Other artistic traditions have, of course, long shown the liberties unlocked by ignoring optical rules. David Hockney highlights a particularly rich example of this in a documentary about a Chinese scroll. Painted by Wang Wei in the Qing dynasty, the painting commemorates a tour undertaken by the Kangxi emperor. As Hockney unfolds the 72-foot scroll, he delights in how cities come to life when the figures that populate them need not diminish in size. The eye pans across space — and avenues, shops, and residences are seen in lively detail.
In passing, Hockney notes that the different treatments of perspective reflect each culture’s cosmological views. In the Christian West, there is one true god, one true way of seeing. In China, heaven touches earth at all points. One way of seeing is just as valid as another.

Wang Hui, The Kangxi Emperor’s Southern Inspection Tour , Scroll Seven 1691–1698

Xu Yang, The Qianlong Emperor’s Southern Inspection Tour, Scroll 4 1770
Hockney contrasts this scroll painting with a later one of the same genre, painted by Xu Yang, at the Qing’s cultural nadir. Here the arrangement of space has been infiltrated by Western notions of perspective; and that influence is blamed for sapping the life out of Chinese painting. In this later painting, the eye is stretched over an overwhelming emptiness. The space is more “accurate,” but thereby deadened.
It’s interesting, in light of his comments, to examine the role of perspective in Hockney’s own art. It would be incorrect to say that he eschews Western perspective. It’s still a postulate for him, so to speak. But he crumples space like paper, and enlivens one of his favorite subjects, the British landscape, perhaps through what he learned from scroll painting.

David Hockney, Garrowby Hill 1998
The globalization of culture is but one way that visual space has been pried open to other possibilities. Another is through the modernist insistence on the “grid.”
As Rosalind Krauss notes in a famous essay: “Unlike perspective, the grid does not map the space of a room or a landscape or a group of figures onto the surface of a painting. Indeed, if it maps anything, it maps the surface of the painting itself.”
The grid’s entrance (first in Cubism, later in Abstract Expressionism) revealed perspective to be a mere accessory to the aesthetic, whose medium is the spirit. In doing so, the modernist project sheared reality from art. The infinity intimated by perspective became contiguous with the canvas and the plane it sits on.

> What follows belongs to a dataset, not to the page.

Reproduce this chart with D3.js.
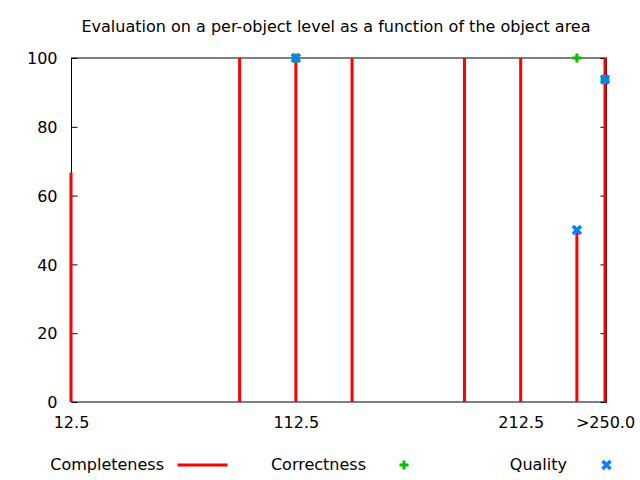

Agnes Martin, Untitled 1960
The digital age perhaps amplified these trends. On a computer, there is no such thing as perspective—the grid is our interface. An operating system privileges no tradition. And the perspectival lattice gives way to an infinitely mutable canvas of pixels, one that remains ethereally 2D.
I’ll venture to say we are entering a new era of the world-spirit, so far as it can be detected in its visual residue. Hegel may admit, in light of these new paintings, that art can once more take the up the fight in the elaboration of the ideal. No longer sensuous or ornamental, painting has become dialectical.